En décembre 1989, Hans Modrow apparaît comme le seul recours pour une nouvelle Allemagne de l’Est.

Le militant communiste qu’il fut toute sa vie avait bien repéré les terribles contradictions entre les besoins, floués, d’intervention des citoyens et ceux d’un pays qui se coupait les ailes de son développement, nourrissant une stagnation devenue irrémédiable chez lui, comme dans les autres États dits du bloc socialiste. Ce sont l’ouverture à l’égard de la société civile en ébullition et les réformes qu’il avait commencé à promouvoir à Dresde qui ont valu à Modrow d’apparaître à l’instant T, en décembre 1989, comme le seul recours jouable pour une nouvelle RDA.

Un climat de confiance avec les populations désireuses de changement avait pu d’autant mieux s’établir que, de leur côté, tous les chefs de file du mouvement citoyen réclamaient alors une transformation profonde de la RDA et surtout pas son éradication. Car tous demeuraient profondément attachés à certains des principes constitutionnels du pays, comme la lutte pour la paix, l’épanouissement de tous par l’éducation et la formation, ou encore l’égalité, en particulier des femmes grâce à l’existence d’un réseau de crèches et d’infrastructures très développées.

L’incarnation d’un formidable espoir de changement... mort-né

Hans Modrow put ainsi devenir le premier ministre d’une RDA de l’après-chute du mur, brièvement convaincue qu’elle pourrait se transformer sans jeter le socialisme avec l’eau du bain de sa révolution. Mais son surpuissant voisin, avec à sa tête le chancelier Helmut Kohl, n’entendait surtout pas laisser libre cours à une pareille transformation.
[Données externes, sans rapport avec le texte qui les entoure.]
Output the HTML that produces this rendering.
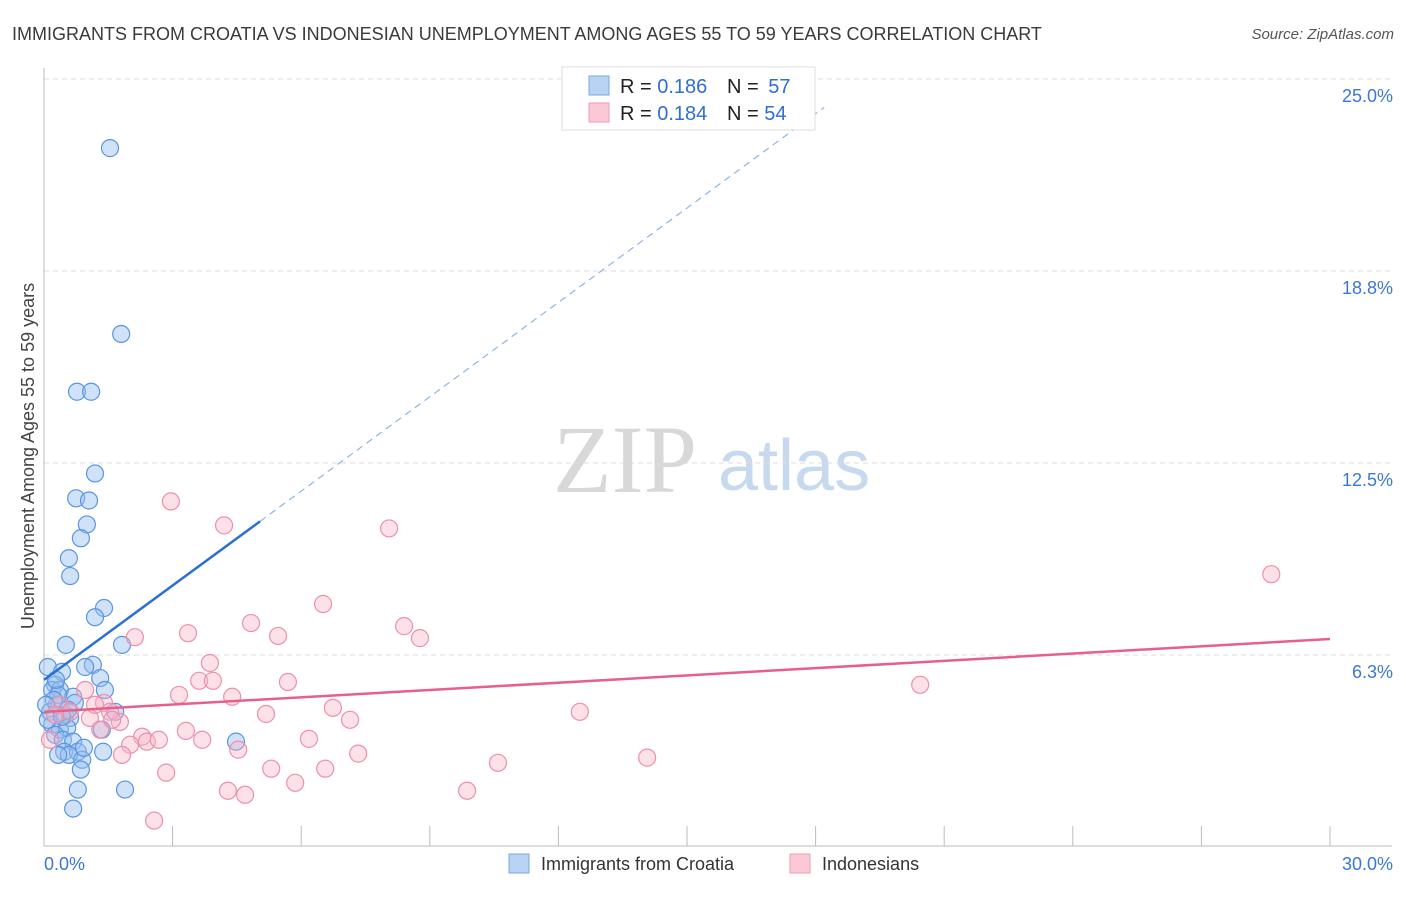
<!DOCTYPE html>
<html><head><meta charset="utf-8"><style>
body{margin:0;background:#fff;font-family:"Liberation Sans",sans-serif;}
svg text{font-family:"Liberation Sans",sans-serif;}
</style></head><body>
<svg id="chart" width="1406" height="892" xmlns="http://www.w3.org/2000/svg">
<text x="12" y="40" font-size="18" fill="#3a3a3a">IMMIGRANTS FROM CROATIA VS INDONESIAN UNEMPLOYMENT AMONG AGES 55 TO 59 YEARS CORRELATION CHART</text>
<text x="1394" y="39" font-size="15" fill="#555" font-style="italic" text-anchor="end">Source: ZipAtlas.com</text>
<g>
<text x="553" y="492" font-size="96" fill="#d8d8d8" font-family="Liberation Serif" style="font-family:'Liberation Serif',serif">ZIP</text>
<text x="718" y="490" font-size="72" fill="#c7d9ee">atlas</text>
</g>
<g id="grid"></g>
<g id="axes"></g>
<g id="marks"></g>
<text transform="translate(34,456) rotate(-90)" font-size="18" fill="#444" text-anchor="middle">Unemployment Among Ages 55 to 59 years</text>
<g>
<rect x="562" y="67" width="253" height="63" fill="#fff" stroke="#ddd"/>
<rect x="589" y="76" width="20" height="19" fill="#b9d3f4" stroke="#7aa7e3"/>
<rect x="589" y="103" width="20" height="19" fill="#fbc8d6" stroke="#f09ab3"/>
<text x="620" y="93" font-size="20" fill="#222">R = <tspan fill="#2f6fd1">0.186</tspan></text>
<text x="727" y="93" font-size="20" fill="#222">N = <tspan fill="#2f6fd1" dx="4">57</tspan></text>
<text x="620" y="120" font-size="20" fill="#222">R = <tspan fill="#2f6fd1">0.184</tspan></text>
<text x="727" y="120" font-size="20" fill="#222">N = <tspan fill="#2f6fd1">54</tspan></text>
</g>
<g>
<rect x="509" y="854" width="20" height="19" fill="#b9d3f4" stroke="#7aa7e3"/>
<text x="541" y="870" font-size="18" fill="#333">Immigrants from Croatia</text>
<rect x="790" y="854" width="20" height="19" fill="#fbc8d6" stroke="#f09ab3"/>
<text x="822" y="870" font-size="18" fill="#333">Indonesians</text>
</g>
</svg>
<script>
const yTicks=[6.25,12.5,18.75,25];
const yTickLabels=["6.3%","12.5%","18.8%","25.0%"];
const xTickValues=[0,3,6,9,12,15,18,21,24,27,30];
const xEndLabels=["0.0%","30.0%"];
const croatiaX=[1.54,1.80,0.77,1.10,1.19,0.75,1.05,1.00,0.86,0.58,0.61,1.40,1.19,0.51,1.82,0.09,0.42,1.14,0.96,1.31,1.42,0.26,0.19,0.37,0.68,0.30,0.72,0.14,0.49,0.61,1.66,0.19,0.37,0.54,1.35,0.26,0.44,0.68,0.47,0.79,1.38,0.58,0.89,0.86,4.48,0.79,1.89,0.68,0.09,0.33,0.56,0.23,0.42,0.05,0.28,0.93,0.33];
const croatiaY=[22.75,16.70,14.82,14.82,12.16,11.35,11.28,10.50,10.05,9.40,8.82,7.78,7.48,6.58,6.58,5.86,5.70,5.93,5.86,5.50,5.11,5.28,5.11,5.11,4.89,4.63,4.69,4.40,4.30,4.20,4.40,3.98,3.82,3.88,3.82,3.65,3.49,3.43,3.10,3.10,3.10,3.00,2.84,2.52,3.43,1.87,1.87,1.25,4.14,4.95,4.47,4.79,4.24,4.63,5.44,3.23,3.00];
const indoX=[2.96,4.20,8.05,28.63,6.51,4.83,8.40,2.12,3.36,5.46,8.77,3.87,3.62,3.94,5.69,0.96,3.15,4.39,20.44,1.40,6.74,5.18,7.14,12.50,1.77,1.07,1.54,3.31,2.29,2.40,2.01,2.68,3.69,6.18,4.53,1.82,7.33,10.59,14.07,2.85,5.30,6.56,5.86,4.29,4.69,9.87,2.57,0.37,0.61,1.19,0.26,1.31,1.59,0.14];
const indoY=[11.25,10.47,10.37,8.88,7.91,7.29,7.19,6.83,6.96,6.87,6.80,5.99,5.41,5.41,5.37,5.11,4.95,4.89,5.28,4.69,4.53,4.33,4.14,4.40,4.07,4.20,4.40,3.78,3.59,3.43,3.33,3.49,3.49,3.52,3.17,3.00,3.04,2.74,2.91,2.42,2.55,2.55,2.09,1.83,1.70,1.83,0.86,4.63,4.40,4.63,4.30,3.82,4.14,3.49];
const croatiaTrend=[5.44,1.024]; // intercept, slope
const croatiaSolidEnd=5.04, croatiaDashEnd=18.2;
const indoTrend=[4.40,0.079];

const NS="http://www.w3.org/2000/svg";
const X0=44,X1=1330,Y0=847,YPER=192/6.25;
function sx(v){return X0+(v/30)*(X1-X0);}
function sy(v){return Y0-v*YPER;}
function mk(tag,attrs,parent){const e=document.createElementNS(NS,tag);for(const k in attrs)e.setAttribute(k,attrs[k]);parent.appendChild(e);return e;}
const grid=document.getElementById('grid'),axes=document.getElementById('axes'),marks=document.getElementById('marks');
yTicks.forEach((t,i)=>{
 const l=mk('line',{x1:44,x2:1392,y1:sy(t),y2:sy(t),stroke:'#ddd','stroke-dasharray':'5,4'},grid);
 
 
 const tx=mk('text',{x:1393,y:sy(t)+23,'font-size':18,fill:'#3b78d0','text-anchor':'end'},axes);
 tx.textContent=yTickLabels[i];
 
 
});
const ya=mk('line',{x1:44,x2:44,y1:68,y2:846,stroke:'#bbb'},axes);


const xa=mk('line',{x1:44,x2:1392,y1:846,y2:846,stroke:'#bbb'},axes);


xTickValues.forEach(v=>{
 const t=mk('line',{x1:sx(v),x2:sx(v),y1:826,y2:846,stroke:'#bbb'},axes);
 
 
});
const xl0=mk('text',{x:44,y:870,'font-size':18,fill:'#3b78d0'},axes);
xl0.textContent=xEndLabels[0];


const xl1=mk('text',{x:1393,y:870,'font-size':18,fill:'#3b78d0','text-anchor':'end'},axes);
xl1.textContent=xEndLabels[1];



croatiaX.forEach((x,i)=>{
 const c=mk('circle',{cx:sx(x),cy:sy(croatiaY[i]),r:8.5,fill:'rgba(150,190,240,0.45)',stroke:'#5a95e0','stroke-width':1.2},marks);
 
 
});
indoX.forEach((x,i)=>{
 const c=mk('circle',{cx:sx(x),cy:sy(indoY[i]),r:8.5,fill:'rgba(248,180,200,0.4)',stroke:'#ee8fab','stroke-width':1.2},marks);
 
 
});
const f=(t,x)=>t[0]+t[1]*x;
const bd=mk('line',{x1:sx(croatiaSolidEnd),y1:sy(f(croatiaTrend,croatiaSolidEnd)),x2:sx(croatiaDashEnd),y2:sy(f(croatiaTrend,croatiaDashEnd)),stroke:'#8fb4e6','stroke-width':1.2,'stroke-dasharray':'7,5'},marks);


const bs=mk('line',{x1:sx(0),y1:sy(f(croatiaTrend,0)),x2:sx(croatiaSolidEnd),y2:sy(f(croatiaTrend,croatiaSolidEnd)),stroke:'#2b6fd6','stroke-width':2.5},marks);


const ps=mk('line',{x1:sx(0),y1:sy(f(indoTrend,0)),x2:sx(30),y2:sy(f(indoTrend,30)),stroke:'#e8608a','stroke-width':2.5},marks);


</script>
</body></html>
Le rouleau compresseur du Deutsche Mark, devenu monnaie unique allemande, et des lois du marché concomitantes ont vite ébranlé l’édifice fragile d’une nouvelle RDA. Dans les rues le slogan « Nous sommes le peuple » est devenu « Nous sommes un peuple » et, aux élections de mars 1990, le SED/PDS, n’obtenait plus que 16 % des voix.

La droite chrétienne-démocrate triomphait (44 %) et… envoyait Lothar de Maizière au poste de premier ministre. Lequel devait se contenter d’accompagner la RDA vers la pseudo-réunification du 3 octobre 1990. En fait une annexion pure et simple de l’Est par l’Ouest ou une « Kohlonisation », comme le diront longtemps avec autant d’humour que d’amertume nombre de citoyens de l’ex-RDA.

Hans Modrow fut ainsi le dirigeant éphémère d’une transition démocratique et non violente, l’incarnation d’un formidable espoir de changement mort-né. Devenu président d’honneur de Die Linke, il n’en a pas moins gardé son quant-à-soi et sa liberté critique communiste. Ce qui lui valut des rapports parfois compliqués avec les dirigeants de son parti.